Crítica

Lección del maestro Marco Bellocchio en el cierre del Festival de Cine Europeo de Sevilla

El director italiano logra con «El traidor» su más bella ópera humana, sublime enjambre de rostros desencajados

«El traidor» del italiano Bruno Bellocchio ABC

Alfonso Crespo

Se clausuró la competición con un peso pesado, el único superviviente de la generación italiana de los años sesenta, Bellocchio , que continúa con «El traidor» su valiente paseo por los bajos fondos del siglo XX italiano. Nadie en Europa está llevando a cabo algo parecido a este plan detectivesco y desmitificador; ningún cineasta queda con un espíritu tan libre y un apasionamiento formal tan afiliado en el cine de autor.

«El traidor» puede llamar a equívocos, principalmente porque lo hemos visto casi todo sobre la mafia y, asimismo, Bellocchio parece aquí más constreñido de lo habitual, quebrando el «look» televisivo en contadas ocasiones a partir de esas ráfagas de imágenes —que igualan a los pistoleros con ratas, hienas y otras alimañas— donde se sabotea la horizontalidad en busca de metáforas y rimas que sacudan al espectador y eleven la película (en este sentido, se echa en falta la paleta de cortocircuitos de, por ejemplo, «Buenos días, noche», sobre el caso Moro, por no rescatar la oscura sinfonía de «Vincere», retrato del ascenso del fascismo).

La vida del famoso Buscetta, mafioso arrepentido y calculador que puso a la mafia siciliana en jaque al convertirse en confidente del juez Falcone , le sirve sin embargo para explorar otra vía, que, si ofrece la espalda a las convenciones del subgénero de acción, también lo hace con las señas de identidad comentadas: el encabalgamiento de rupturas y la dialéctica disonante de imágenes y sonidos.

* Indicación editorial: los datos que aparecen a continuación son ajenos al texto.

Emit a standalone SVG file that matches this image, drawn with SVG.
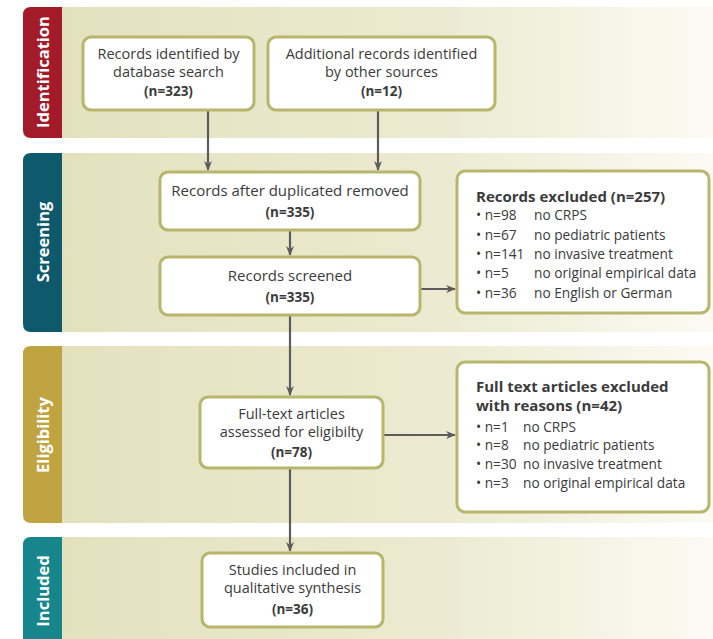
<svg xmlns="http://www.w3.org/2000/svg" width="713" height="639" viewBox="0 0 713 639">
<defs>
<linearGradient id="bandg" x1="0" y1="0" x2="1" y2="0">
<stop offset="0" stop-color="#e3e1bd"/>
<stop offset="0.6" stop-color="#ecebd2"/>
<stop offset="1" stop-color="#fbfbf4"/>
</linearGradient>
<marker id="ah" viewBox="0 0 10 10" refX="9" refY="5" markerWidth="10" markerHeight="10" markerUnits="userSpaceOnUse" orient="auto">
<path d="M0,1 L10,5 L0,9 L3,5 Z" fill="#5c5c5c"/>
</marker>
</defs>
<style>
.band{fill:url(#bandg);}
.box{fill:#ffffff;stroke:#b8b66c;stroke-width:3;}
.t{font-family:"Open Sans","DejaVu Sans",sans-serif;font-size:15px;fill:#3b3b3b;}
.t2{font-family:"Open Sans","DejaVu Sans",sans-serif;font-size:14.5px;fill:#3b3b3b;}
.s{font-family:"Open Sans","DejaVu Sans",sans-serif;font-size:13.7px;fill:#3b3b3b;}
.c{text-anchor:middle;}
.n{font-family:"Open Sans","DejaVu Sans",sans-serif;font-size:13.5px;font-weight:bold;fill:#3b3b3b;text-anchor:middle;}
.h{font-family:"Open Sans","DejaVu Sans",sans-serif;font-size:15px;font-weight:bold;fill:#3b3b3b;}
.tab{font-family:"Open Sans","DejaVu Sans",sans-serif;font-size:16.5px;font-weight:bold;fill:#ffffff;text-anchor:middle;}
.conn{stroke:#5c5c5c;stroke-width:2.2;fill:none;marker-end:url(#ah);}
</style>
<rect width="713" height="639" fill="#ffffff"/>

<g id="band-identification">
<rect class="band" x="60" y="7" width="653" height="131"/>
<path d="M62,7 H31 Q23,7 23,15 V130 Q23,138 31,138 H62 Z" fill="#a31b29"/>
<text class="tab" transform="translate(49,72) rotate(-90)">Identification</text>
</g>
<g id="band-screening">
<rect class="band" x="60" y="153" width="653" height="179"/>
<path d="M62,153 H31 Q23,153 23,161 V324 Q23,332 31,332 H62 Z" fill="#0e5a6c"/>
<text class="tab" transform="translate(49,242) rotate(-90)">Screening</text>
</g>
<g id="band-eligibility">
<rect class="band" x="60" y="346" width="653" height="177"/>
<path d="M62,346 H31 Q23,346 23,354 V515 Q23,523 31,523 H62 Z" fill="#c1a442"/>
<text class="tab" transform="translate(49,435) rotate(-90)">Eligibility</text>
</g>
<g id="band-included">
<rect class="band" x="60" y="537" width="653" height="102"/>
<path d="M62,537 H31 Q23,537 23,545 V639 H62 Z" fill="#17868c"/>
<text class="tab" transform="translate(49,591) rotate(-90)">Included</text>
</g>

<g id="connectors">
<line class="conn" x1="208" y1="111" x2="208" y2="170"/>
<line class="conn" x1="378" y1="111" x2="378" y2="170"/>
<line class="conn" x1="290" y1="231" x2="290" y2="255"/>
<line class="conn" x1="421" y1="289" x2="455" y2="289"/>
<line class="conn" x1="290" y1="316" x2="290" y2="395"/>
<line class="conn" x1="384" y1="435" x2="455" y2="435"/>
<line class="conn" x1="290" y1="469" x2="290" y2="551"/>
</g>

<g id="node-db">
<rect class="box" x="83" y="37" width="171" height="73" rx="8"/>
<text class="t2 c" x="168.5" y="59">Records identified by</text>
<text class="t2 c" x="168.5" y="77">database search</text>
<text class="n" x="168.5" y="96">(n=323)</text>
</g>
<g id="node-other">
<rect class="box" x="268" y="37" width="227" height="73" rx="8"/>
<text class="t2 c" x="381.5" y="59">Additional records identified</text>
<text class="t2 c" x="381.5" y="77">by other sources</text>
<text class="n" x="381.5" y="96">(n=12)</text>
</g>
<g id="node-dup">
<rect class="box" x="160" y="172" width="260" height="58" rx="8"/>
<text class="t c" x="290" y="196">Records after duplicated removed</text>
<text class="n" x="290" y="217">(n=335)</text>
</g>
<g id="node-screened">
<rect class="box" x="160" y="257" width="260" height="58" rx="8"/>
<text class="t c" x="290" y="281">Records screened</text>
<text class="n" x="290" y="302">(n=335)</text>
</g>
<g id="node-excluded">
<rect class="box" x="457" y="171" width="252" height="142" rx="8"/>
<text class="h" x="476" y="202">Records excluded (n=257)</text>
<text class="s" x="476" y="220">• n=98</text><text class="s" x="534" y="220">no CRPS</text>
<text class="s" x="476" y="240">• n=67</text><text class="s" x="534" y="240">no pediatric patients</text>
<text class="s" x="476" y="259">• n=141</text><text class="s" x="534" y="259">no invasive treatment</text>
<text class="s" x="476" y="278">• n=5</text><text class="s" x="534" y="278">no original empirical data</text>
<text class="s" x="476" y="298">• n=36</text><text class="s" x="534" y="298">no English or German</text>
</g>
<g id="node-fulltext">
<rect class="box" x="200" y="397" width="183" height="71" rx="8"/>
<text class="t2 c" x="291.5" y="419">Full-text articles</text>
<text class="t2 c" x="291.5" y="437">assessed for eligibilty</text>
<text class="n" x="291.5" y="457">(n=78)</text>
</g>
<g id="node-ftexcluded">
<rect class="box" x="457" y="362" width="252" height="150" rx="8"/>
<text class="h" x="476" y="392">Full text articles excluded</text>
<text class="h" x="476" y="411">with reasons (n=42)</text>
<text class="s" x="476" y="432">• n=1</text><text class="s" x="523" y="432">no CRPS</text>
<text class="s" x="476" y="450">• n=8</text><text class="s" x="523" y="450">no pediatric patients</text>
<text class="s" x="476" y="469">• n=30</text><text class="s" x="523" y="469">no invasive treatment</text>
<text class="s" x="476" y="488">• n=3</text><text class="s" x="523" y="488">no original empirical data</text>
</g>
<g id="node-included">
<rect class="box" x="202" y="553" width="181" height="74" rx="8"/>
<text class="t2 c" x="292.5" y="575">Studies included in</text>
<text class="t2 c" x="292.5" y="593">qualitative synthesis</text>
<text class="n" x="292.5" y="614">(n=36)</text>
</g>
</svg>
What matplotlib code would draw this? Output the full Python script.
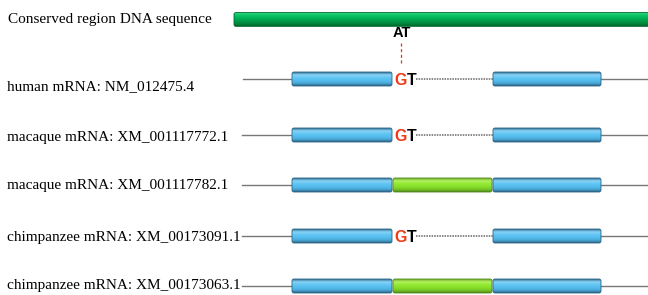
import matplotlib
matplotlib.use("Agg")
import matplotlib.pyplot as plt
import numpy as np
from matplotlib.patches import FancyBboxPatch
from matplotlib.colors import LinearSegmentedColormap

# ---- data ----
conserved_label = "Conserved region DNA sequence"
conserved_span = (234, 660)
labels = ["human mRNA: NM_012475.4",
          "macaque mRNA: XM_001117772.1",
          "macaque mRNA: XM_001117782.1",
          "chimpanzee mRNA: XM_00173091.1",
          "chimpanzee mRNA: XM_00173063.1"]
line_start = [243, 242, 242, 242, 242]
exon1 = (292, 392)
alt_exon = (392, 492)
exon2 = (493, 601)
has_alt_exon = [False, False, True, False, True]
variant_ref = "AT"
variant_alt = ("G", "T")

W, H = 648, 295
fig = plt.figure(figsize=(W / 100, H / 100), dpi=100)
ax = fig.add_axes([0, 0, 1, 1])
ax.set_xlim(0, W)
ax.set_ylim(H, 0)
ax.axis("off")

row_y = [79, 135, 185, 236, 286]
label_dy = [8, 2, 0, 1, -1]
bar_h = 14

blue_stops = ["#336f94", "#8ad3f6", "#62c6f4", "#55bdee", "#4aa8d6", "#2c6485"]
green_exon_stops = ["#6fae2a", "#b4f060", "#92ea34", "#88e02c", "#78c826", "#4f8a1a"]
green_bar_stops = ["#3ad88a", "#10c868", "#00b558", "#00a04c", "#008a40", "#006a30"]


def draw_bar(x0, x1, yc, h, stops, z=3, pad=2.0):
    cmap = LinearSegmentedColormap.from_list("g", stops)
    grad = np.linspace(0, 1, 64).reshape(-1, 1)
    patch = FancyBboxPatch((x0 + pad, yc - h / 2 + pad), (x1 - x0) - 2 * pad, h - 2 * pad,
                           boxstyle=f"round,pad={pad}", linewidth=0.6,
                           edgecolor=stops[-1], facecolor="none", zorder=z + 1)
    ax.add_patch(patch)
    im = ax.imshow(grad, cmap=cmap, aspect="auto",
                   extent=(x0, x1, yc + h / 2, yc - h / 2), zorder=z,
                   interpolation="bilinear")
    im.set_clip_path(patch)


serif = "Liberation Serif"
sans = "Liberation Sans"

# conserved region
ax.text(8, 20, conserved_label, fontsize=11, family=serif, va="center", ha="left")
draw_bar(conserved_span[0], conserved_span[1], 19.5, 14, green_bar_stops)

for i, lab in enumerate(labels):
    y = row_y[i]
    ax.text(7, y + label_dy[i], lab, fontsize=11, family=serif, va="center", ha="left")
    ax.plot([line_start[i], W], [y, y], color="#777777", lw=1.0, zorder=1)
    if has_alt_exon[i]:
        ax.plot([exon1[1], exon2[0]], [y, y], color="white", lw=3, zorder=2)
        draw_bar(exon1[0], exon1[1], y, bar_h, blue_stops)
        draw_bar(alt_exon[0] + 1, alt_exon[1], y, bar_h, green_exon_stops)
        draw_bar(exon2[0], exon2[1], y, bar_h, blue_stops)
    else:
        ax.plot([exon1[1], exon2[0]], [y, y], color="white", lw=3, zorder=2)
        ax.plot([416, exon2[0]], [y, y], color="#666666", lw=1.1,
                ls=(0, (1.0, 0.7)), zorder=2)
        draw_bar(exon1[0], exon1[1], y, bar_h, blue_stops)
        draw_bar(exon2[0], exon2[1], y, bar_h, blue_stops)
        ax.text(401, y + 6, variant_alt[0], fontsize=11.5, family=sans, weight="bold",
                color="#f03a18", va="baseline", ha="center", zorder=5)
        ax.text(412, y + 6, variant_alt[1], fontsize=11.5, family=sans, weight="bold",
                color="black", va="baseline", ha="center", zorder=5)

# reference allele annotation
ax.text(402, 33, variant_ref, fontsize=10.5, family=sans, weight="bold",
        color="black", va="center", ha="center")
ax.plot([401, 401], [43, 65], color="#ee3311", lw=0.9, ls=(0, (2.5, 2)))

fig.savefig("out.png", dpi=100)
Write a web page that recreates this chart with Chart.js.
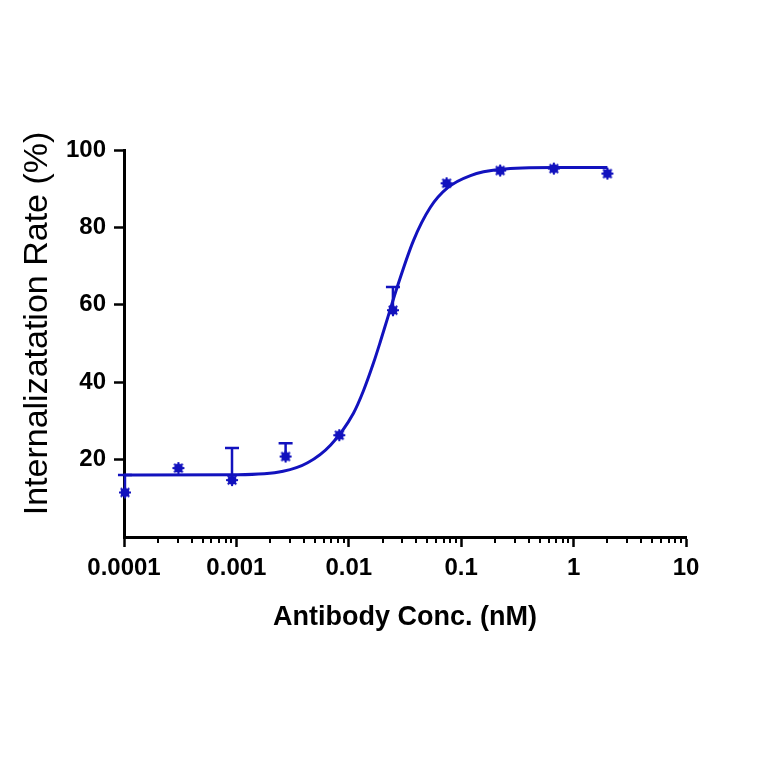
<!DOCTYPE html>
<html>
<head>
<meta charset="utf-8">
<script src="https://cdn.jsdelivr.net/npm/chart.js@4"></script>
<style>
  body { margin: 0; background: #fff; }
</style>
</head>
<body>
<canvas id="grafico" width="764" height="764"></canvas>
<script>
// Concentraciones (nM), dilucion 1:3 desde 2 nM
const concentraciones = [0.000102, 0.000305, 0.000914, 0.00274, 0.00823, 0.0247, 0.0741, 0.222, 0.667, 2];
// Medias y extremo superior de la barra de error
const internalizacion = [11.5, 17.8, 14.7, 20.8, 26.3, 58.6, 91.4, 94.7, 95.2, 93.9];
const errorSuperior = [16.0, 17.8, 23.0, 24.2, 26.3, 64.6, 91.4, 94.7, 95.2, 93.9];

// Curva ajustada
const curvaX = [0.0001, 0.001, 0.0026, 0.0043, 0.0069, 0.011, 0.0135, 0.0166, 0.0191, 0.0221, 0.0271, 0.0376, 0.0532, 0.0754, 0.121, 0.223, 0.659, 2.0];
const curvaY = [16.0, 16.1, 17.0, 19.2, 23.8, 32.0, 37.8, 45.0, 50.5, 56.5, 64.8, 76.6, 85.2, 90.2, 93.4, 95.0, 95.5, 95.5];

const ticksX = [0.0001, 0.001, 0.01, 0.1, 1, 10];
const etiquetasX = ['0.0001', '0.001', '0.01', '0.1', '1', '10'];
const ticksY = [0, 20, 40, 60, 80, 100];
const tituloY = 'Internalizatation Rate (%)';

const azul = '#1212be';
const fuente = "'Liberation Sans', Arial, sans-serif";

// marcador: circulo con puntas
const marcador = document.createElement('canvas');
marcador.width = 14; marcador.height = 14;
(() => {
  const c = marcador.getContext('2d');
  c.fillStyle = azul; c.strokeStyle = azul; c.lineWidth = 2;
  c.beginPath(); c.arc(7, 7, 4.5, 0, Math.PI * 2); c.fill();
  for (let i = 0; i < 8; i++) {
    const a = i * Math.PI / 4;
    c.beginPath(); c.moveTo(7, 7); c.lineTo(7 + 6 * Math.cos(a), 7 + 6 * Math.sin(a)); c.stroke();
  }
})();

// barras de error (solo hacia arriba)
const barrasError = {
  id: 'barrasError',
  beforeDatasetsDraw(chart) {
    const { ctx, scales: { x, y } } = chart;
    ctx.save();
    ctx.strokeStyle = azul;
    ctx.lineWidth = 2.5;
    concentraciones.forEach((c, i) => {
      if (errorSuperior[i] - internalizacion[i] < 0.5) return;
      const px = x.getPixelForValue(c);
      const y0 = y.getPixelForValue(internalizacion[i]);
      const y1 = y.getPixelForValue(errorSuperior[i]);
      ctx.beginPath();
      ctx.moveTo(px, y0); ctx.lineTo(px, y1);
      ctx.moveTo(px - 7, y1); ctx.lineTo(px + 7, y1);
      ctx.stroke();
    });
    ctx.restore();
  }
};

// marcas menores del eje log + titulo del eje y (algo desplazado hacia arriba)
const extras = {
  id: 'extras',
  afterDraw(chart) {
    const { ctx, scales: { x, y } } = chart;
    ctx.save();
    ctx.strokeStyle = '#000';
    ctx.lineWidth = 2;
    for (let d = 0; d < ticksX.length - 1; d++) {
      for (let m = 2; m <= 9; m++) {
        const px = Math.round(x.getPixelForValue(ticksX[d] * m));
        ctx.beginPath();
        ctx.moveTo(px, x.top);
        ctx.lineTo(px, x.top + 6);
        ctx.stroke();
      }
    }
    ctx.translate(38, (y.top + y.bottom) / 2 - 20);
    ctx.rotate(-Math.PI / 2);
    ctx.fillStyle = '#000';
    ctx.font = '34px ' + fuente;
    ctx.textAlign = 'center';
    ctx.textBaseline = 'middle';
    ctx.fillText(tituloY, 0, 0);
    ctx.restore();
  }
};

const ctx = document.getElementById('grafico').getContext('2d');
new Chart(ctx, {
  data: {
    datasets: [
      {
        type: 'line',
        data: curvaX.map((v, i) => ({ x: v, y: curvaY[i] })),
        borderColor: azul,
        borderWidth: 3,
        pointRadius: 0,
        cubicInterpolationMode: 'monotone',
        fill: false,
        clip: false,
      },
      {
        type: 'scatter',
        data: concentraciones.map((v, i) => ({ x: v, y: internalizacion[i] })),
        pointStyle: marcador,
        clip: false,
      },
    ],
  },
  options: {
    responsive: false,
    animation: false,
    layout: { padding: { left: 18, top: 150, right: 78, bottom: 130 } },
    plugins: { legend: { display: false }, tooltip: { enabled: false } },
    scales: {
      x: {
        type: 'logarithmic',
        min: 0.0001,
        max: 10,
        afterBuildTicks: (s) => { s.ticks = ticksX.map(v => ({ value: v })); },
        afterFit: (s) => { s.height = 97; },
        border: { color: '#000', width: 3 },
        grid: { drawOnChartArea: false, tickLength: 10, tickWidth: 2.5, tickColor: '#000' },
        ticks: {
          autoSkip: false,
          maxRotation: 0,
          padding: 7,
          color: '#000',
          font: { family: fuente, size: 24, weight: 'bold' },
          callback: (v) => etiquetasX[ticksX.indexOf(v)] ?? '',
        },
        title: {
          display: true,
          text: 'Antibody Conc. (nM)',
          color: '#000',
          padding: 0,
          font: { family: fuente, size: 27, weight: 'bold' },
        },
      },
      y: {
        min: 0,
        max: 100,
        afterBuildTicks: (s) => { s.ticks = ticksY.map(v => ({ value: v })); },
        afterFit: (s) => { s.width = 106; },
        border: { color: '#000', width: 3 },
        grid: {
          drawOnChartArea: false,
          tickLength: 10,
          tickWidth: 2.5,
          tickColor: (c) => (c.tick && c.tick.value === 0 ? 'rgba(0,0,0,0)' : '#000'),
        },
        ticks: {
          padding: 8,
          color: '#000',
          font: { family: fuente, size: 24, weight: 'bold' },
          callback: (v) => (v === 0 ? '' : String(v)),
        },
        title: { display: false },
      },
    },
  },
  plugins: [barrasError, extras],
});
</script>
</body>
</html>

«El traidor» se juega en otra arena, la de la gravedad de cuerpos y miradas, ahí donde el espacio se reordena y el cine puede reinventar su gramática. ¿Qué arena? La del juicio a los mafiosos, un teatro con escena, proscenio, patio de butacas y hasta gallinero, donde Bellocchio, aprovechando la naturaleza íntima del conflicto entre criminales —que tan grosero como complejo se presenta— redescubre una nueva manera de filmar al hilo de lo específico del curioso encuentro entre clanes enemistados.

En este espacio, la confrontación directa, la fórmula del plano/contraplano en la conversación entre iguales , queda abolida, pues la mirada —la posibilidad o no de sostenerla frente al contrario— se somete a un nuevo entramado, el que se sigue de la condición de testigo protegido de Buscetta: dentro y fuera al mismo tiempo del juicio desde su burbuja de cristal.

Bellocchio logra así su más bella ópera humana, sublime enjambre de rostros desencajados — selección magnífica de actores , marca de la casa—, de ojos desorientados y voces airadas que sobrevuelan el espacio mientras otras palabras, las del mafioso «pentito», sellan la condena.